Code that draws figures

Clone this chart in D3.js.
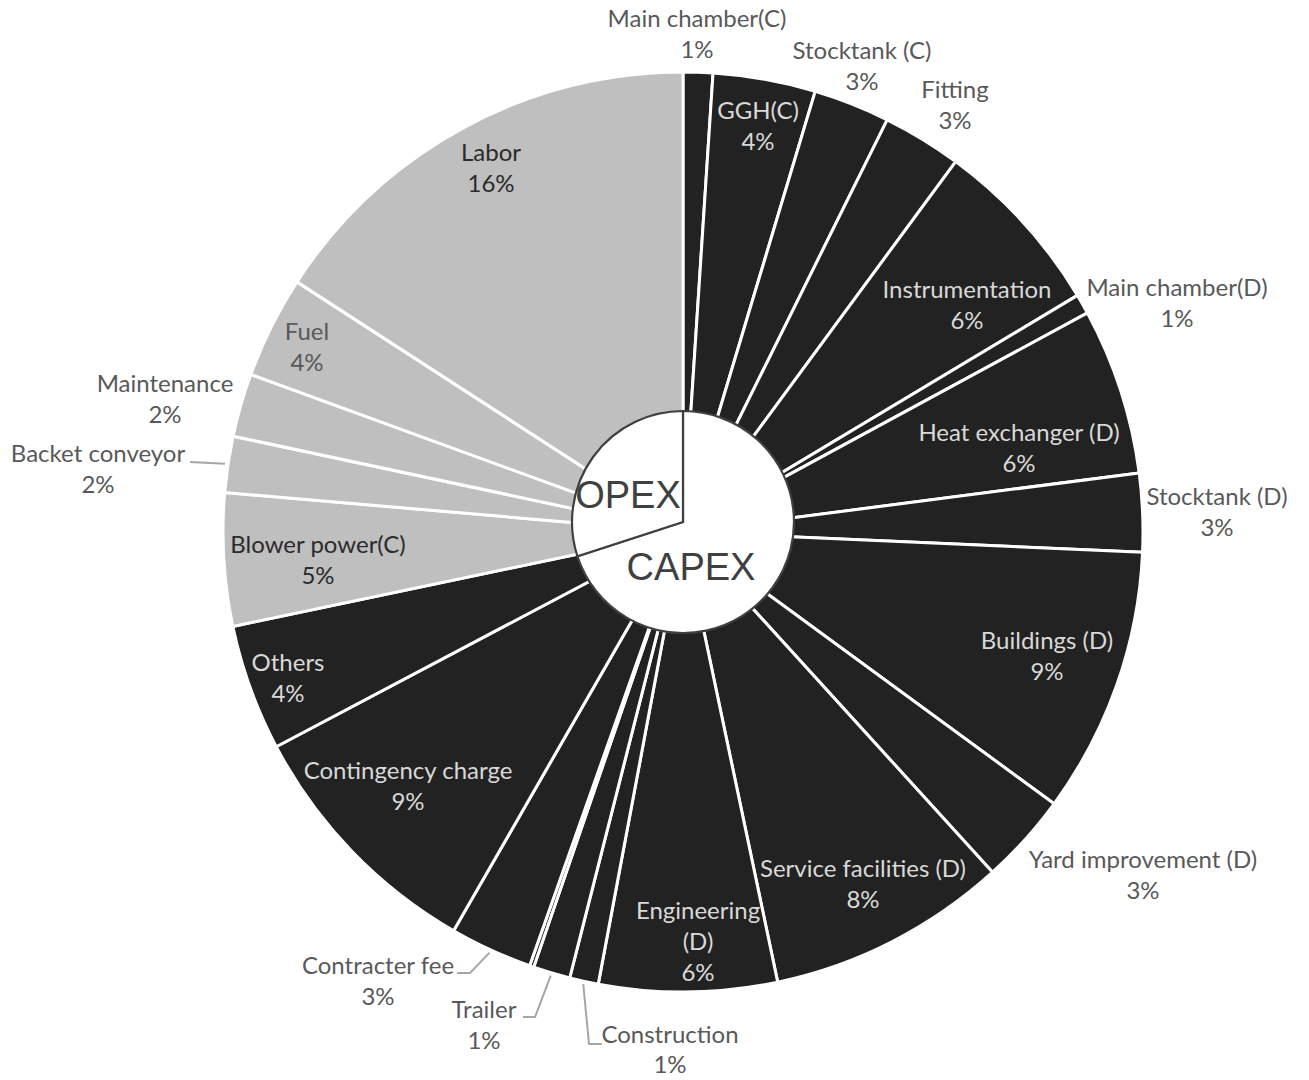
<!DOCTYPE html>
<html>
<head>
<meta charset="utf-8">
<script src="https://cdn.jsdelivr.net/npm/d3@7"></script>
<style>
  html, body { margin: 0; background: #ffffff; }
  svg { display: block; }
</style>
</head>
<body>
<svg id="chart" width="1309" height="1080"></svg>
<script>
// Cost items, clockwise from 12 o'clock (shares in % of total cost)
const categories = [
  "Main chamber(C)", "GGH(C)", "Stocktank (C)", "Fitting", "Instrumentation",
  "Main chamber(D)", "Heat exchanger (D)", "Stocktank (D)", "Buildings (D)",
  "Yard improvement (D)", "Service facilities (D)", "Engineering (D)",
  "Construction", "Trailer", "", "Contracter fee", "Contingency charge", "Others",
  "Blower power(C)", "Backet conveyor", "Maintenance", "Fuel", "Labor"
];
const shares = [
  1.04, 3.6, 2.68, 2.78, 6.3,
  0.7, 5.85, 2.75, 9.36,
  3.19, 8.45, 6.25,
  1.01, 1.3, 0.15, 2.9, 8.96, 4.44,
  4.66, 1.97, 2.22, 3.59, 15.85
];
const costGroups = [
  "CAPEX", "CAPEX", "CAPEX", "CAPEX", "CAPEX",
  "CAPEX", "CAPEX", "CAPEX", "CAPEX",
  "CAPEX", "CAPEX", "CAPEX",
  "CAPEX", "CAPEX", "CAPEX", "CAPEX", "CAPEX", "CAPEX",
  "OPEX", "OPEX", "OPEX", "OPEX", "OPEX"
];

// Inner pie: split between capital and operating expenditure (%)
const groupNames = ["CAPEX", "OPEX"];
const groupShares = [70, 30];

// ---- layout -------------------------------------------------------------
const cx = 683, cy = 532, outerR = 460;      // outer pie
const icx = 683, icy = 522, innerR = 111;    // inner pie
const lineH = 31;

const groupFill = { CAPEX: "#222222", OPEX: "#bfbfbf" };
const toneColor = { inDark: "#d9d9d9", inLight: "#2b2b2b", out: "#595959" };

// label block anchor: centre x and first baseline, relative to the pie centre
const labelLayout = {
  "Main chamber(C)":       { dx: 14,   dy: -505, tone: "out" },
  "GGH(C)":                { dx: 75,   dy: -413, tone: "inDark" },
  "Stocktank (C)":         { dx: 179,  dy: -473, tone: "out" },
  "Fitting":               { dx: 272,  dy: -434, tone: "out" },
  "Instrumentation":       { dx: 284,  dy: -234, tone: "inDark" },
  "Main chamber(D)":       { dx: 494,  dy: -236, tone: "out" },
  "Heat exchanger (D)":    { dx: 336,  dy: -91,  tone: "inDark" },
  "Stocktank (D)":         { dx: 534,  dy: -27,  tone: "out" },
  "Buildings (D)":         { dx: 364,  dy: 117,  tone: "inDark" },
  "Yard improvement (D)":  { dx: 460,  dy: 336,  tone: "out" },
  "Service facilities (D)":{ dx: 180,  dy: 345,  tone: "inDark" },
  "Engineering (D)":       { dx: 15,   dy: 387,  tone: "inDark", lines: ["Engineering", "(D)"] },
  "Construction":          { dx: -13,  dy: 511,  tone: "out", leader: [[-94, 512], [-81, 512]], lineH: 30 },
  "Trailer":               { dx: -199, dy: 486,  tone: "out", leader: [[-148, 485], [-160, 485]] },
  "Contracter fee":        { dx: -305, dy: 442,  tone: "out", leader: [[-213, 441], [-226, 441]] },
  "Contingency charge":    { dx: -275, dy: 247,  tone: "inDark" },
  "Others":                { dx: -395, dy: 139,  tone: "inDark" },
  "Blower power(C)":       { dx: -365, dy: 21,   tone: "inLight" },
  "Backet conveyor":       { dx: -585, dy: -70,  tone: "out", leader: [[-493, -70]] },
  "Maintenance":           { dx: -518, dy: -140, tone: "out" },
  "Fuel":                  { dx: -376, dy: -192, tone: "out" },
  "Labor":                 { dx: -192, dy: -371, tone: "inLight" }
};

const groupLabelLayout = {
  CAPEX: { dx: 8,   dy: 58 },
  OPEX:  { dx: -55, dy: -14 }
};

// ---- data ---------------------------------------------------------------
const items = categories.map((name, i) => ({ name, value: shares[i], group: costGroups[i] }));
const total = d3.sum(shares);
const pct = d3.format(".0%");

const svg = d3.select("#chart");

const pie = d3.pie().sort(null).value(d => d.value).startAngle(0).endAngle(2 * Math.PI);
const arcs = pie(items);
const arc = d3.arc().innerRadius(0).outerRadius(outerR);

// ---- outer pie ----------------------------------------------------------
const outer = svg.append("g").attr("transform", `translate(${cx},${cy})`);
outer.selectAll("path.slice")
  .data(arcs)
  .join("path")
  .attr("class", "slice")
  .attr("d", arc)
  .attr("fill", d => groupFill[d.data.group])
  .attr("stroke", "#ffffff")
  .attr("stroke-width", 3)
  .attr("stroke-linejoin", "round");

// leader lines from the slice rim to the label
const rimPoint = (a, r) => [Math.sin(a) * r, -Math.cos(a) * r];
const leaders = arcs.filter(d => labelLayout[d.data.name] && labelLayout[d.data.name].leader);
outer.selectAll("path.leader")
  .data(leaders)
  .join("path")
  .attr("class", "leader")
  .attr("d", d => {
    const mid = (d.startAngle + d.endAngle) / 2;
    return d3.line()([rimPoint(mid, outerR + 3), ...labelLayout[d.data.name].leader]);
  })
  .attr("fill", "none")
  .attr("stroke", "#a6a6a6")
  .attr("stroke-width", 2);

// slice labels: name + share
const labelled = arcs.filter(d => labelLayout[d.data.name]);
const labels = outer.selectAll("text.label")
  .data(labelled)
  .join("text")
  .attr("class", "label")
  .attr("text-anchor", "middle")
  .attr("font-family", "Lato, 'Open Sans', sans-serif")
  .attr("font-size", 24)
  .attr("fill", d => toneColor[labelLayout[d.data.name].tone]);

labels.each(function(d) {
  const L = labelLayout[d.data.name];
  const step = L.lineH || lineH;
  const lines = (L.lines || [d.data.name]).concat([pct(d.data.value / total)]);
  d3.select(this).selectAll("tspan")
    .data(lines)
    .join("tspan")
    .attr("x", L.dx)
    .attr("y", (t, i) => L.dy + i * step)
    .text(t => t);
});

// ---- inner pie (CAPEX / OPEX) --------------------------------------------
const groupArcs = d3.pie().sort(null).startAngle(0).endAngle(2 * Math.PI)(groupShares);
const innerArc = d3.arc().innerRadius(0).outerRadius(innerR);
const inner = svg.append("g").attr("transform", `translate(${icx},${icy})`);
inner.selectAll("path")
  .data(groupArcs)
  .join("path")
  .attr("d", innerArc)
  .attr("fill", "#ffffff")
  .attr("stroke", "#404040")
  .attr("stroke-width", 2.2)
  .attr("stroke-linejoin", "miter");

inner.selectAll("text")
  .data(groupArcs)
  .join("text")
  .attr("x", (d, i) => groupLabelLayout[groupNames[i]].dx)
  .attr("y", (d, i) => groupLabelLayout[groupNames[i]].dy)
  .attr("text-anchor", "middle")
  .attr("font-family", "'Liberation Sans', Arial, sans-serif")
  .attr("font-size", 38)
  .attr("fill", "#404040")
  .text((d, i) => groupNames[i]);
</script>
</body>
</html>
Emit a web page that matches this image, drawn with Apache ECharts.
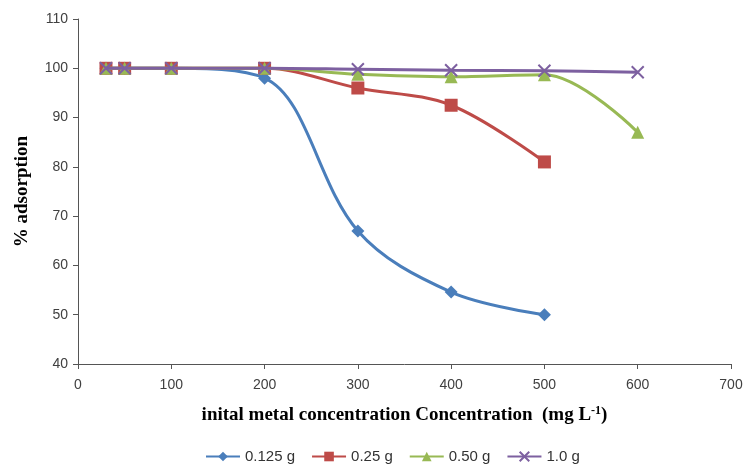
<!DOCTYPE html>
<html><head><meta charset="utf-8">
<script src="https://cdn.jsdelivr.net/npm/echarts@6/dist/echarts.min.js"></script>
<style>html,body{margin:0;padding:0;background:#fff}#c{width:746px;height:467px}</style>
</head><body><div id="c"></div>
<script>
const xA = [30, 50, 100, 200, 300, 400, 500];
const xB = [30, 50, 100, 200, 300, 400, 500, 600];
const s0125 = [100, 100, 100, 98, 67, 54.6, 50];
const s025 = [100, 100, 100, 100, 96, 92.5, 81];
const s050 = [100, 100, 100, 100, 98.8, 98.3, 98.7, 87];
const s10 = [100, 100, 100, 100, 99.8, 99.6, 99.5, 99.2];
const names = ['0.125 g', '0.25 g', '0.50 g', '1.0 g'];
const colors = ['#4a7ebb', '#be4b48', '#98b954', '#7d60a0'];

const pair = (xs, ys) => xs.map((x, i) => [x, ys[i]]);
const chart = echarts.init(document.getElementById('c'));
const tickFont = {fontFamily: 'Liberation Sans', fontSize: 14, color: '#404040'};
const xPath = 'path://M0,0L10,10M10,0L0,10';
function ser(i, data, symbol, size) {
  return {
    name: names[i], type: 'line', smooth: 0.35, data: data,
    symbol: symbol, symbolSize: size,
    lineStyle: {color: colors[i], width: 3},
    itemStyle: {color: colors[i], borderColor: colors[i], borderWidth: i === 3 ? 2 : 0},
    z: i === 3 ? 5 : 2 + i
  };
}
chart.setOption({
  animation: false,
  color: colors,
  grid: {left: 78, right: 15, top: 19, bottom: 103, containLabel: false, outerBoundsMode: 'none'},
  legend: {
    top: 444, left: 200, itemWidth: 34, itemHeight: 12, itemGap: 16,
    textStyle: {fontFamily: 'Liberation Sans', fontSize: 15, color: '#333'},
    data: names
  },
  xAxis: {
    type: 'value', min: 0, max: 700, interval: 100,
    axisLine: {lineStyle: {color: '#555'}},
    axisTick: {show: true, inside: false, length: 5, lineStyle: {color: '#555'}},
    splitLine: {show: false},
    axisLabel: Object.assign({margin: 14}, tickFont),
    name: '{a|inital metal concentration Concentration  (mg L}{s|-1}{a|)}',
    nameLocation: 'middle', nameGap: 41,
    nameTextStyle: {
      rich: {
        a: {fontFamily: 'Liberation Serif', fontWeight: 'bold', fontSize: 19, color: '#000'},
        s: {fontFamily: 'Liberation Serif', fontWeight: 'bold', fontSize: 12, color: '#000', verticalAlign: 'top', padding: [0, 0, 8, 0]}
      }
    }
  },
  yAxis: {
    type: 'value', min: 40, max: 110, interval: 10,
    axisLine: {show: true, lineStyle: {color: '#555'}},
    axisTick: {show: true, length: 5, lineStyle: {color: '#555'}},
    splitLine: {show: false},
    axisLabel: Object.assign({margin: 10}, tickFont),
    name: '% adsorption', nameLocation: 'middle', nameGap: 46,
    nameTextStyle: {fontFamily: 'Liberation Serif', fontWeight: 'bold', fontSize: 19, color: '#000'}
  },
  series: [
    ser(0, pair(xA, s0125), 'diamond', 13),
    ser(1, pair(xA, s025), 'rect', 13),
    ser(2, pair(xB, s050), 'triangle', 13),
    ser(3, pair(xB, s10), xPath, 12)
  ]
});
</script></body></html>
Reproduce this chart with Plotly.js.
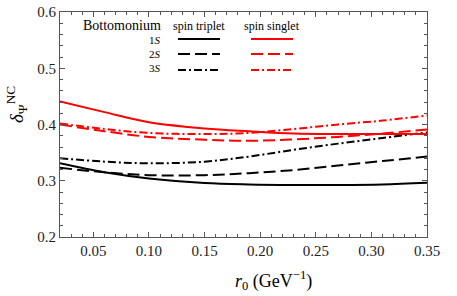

- Given exercise:
Give only the lines from the one with "Emit a web page" to the one with "const colors = ['#4a7ebb', '#be4b48', '#98b954', '#7d60a0'];", both included, again and exactly; leave the images out.

- Answer:
Emit a web page that matches this image, drawn with Apache ECharts.
<!DOCTYPE html>
<html><head><meta charset="utf-8">
<script src="https://cdn.jsdelivr.net/npm/echarts@6/dist/echarts.min.js"></script>
<style>html,body{margin:0;padding:0;background:#fff}#c{width:746px;height:467px}</style>
</head><body><div id="c"></div>
<script>
const xA = [30, 50, 100, 200, 300, 400, 500];
const xB = [30, 50, 100, 200, 300, 400, 500, 600];
const s0125 = [100, 100, 100, 98, 67, 54.6, 50];
const s025 = [100, 100, 100, 100, 96, 92.5, 81];
const s050 = [100, 100, 100, 100, 98.8, 98.3, 98.7, 87];
const s10 = [100, 100, 100, 100, 99.8, 99.6, 99.5, 99.2];
const names = ['0.125 g', '0.25 g', '0.50 g', '1.0 g'];
const colors = ['#4a7ebb', '#be4b48', '#98b954', '#7d60a0'];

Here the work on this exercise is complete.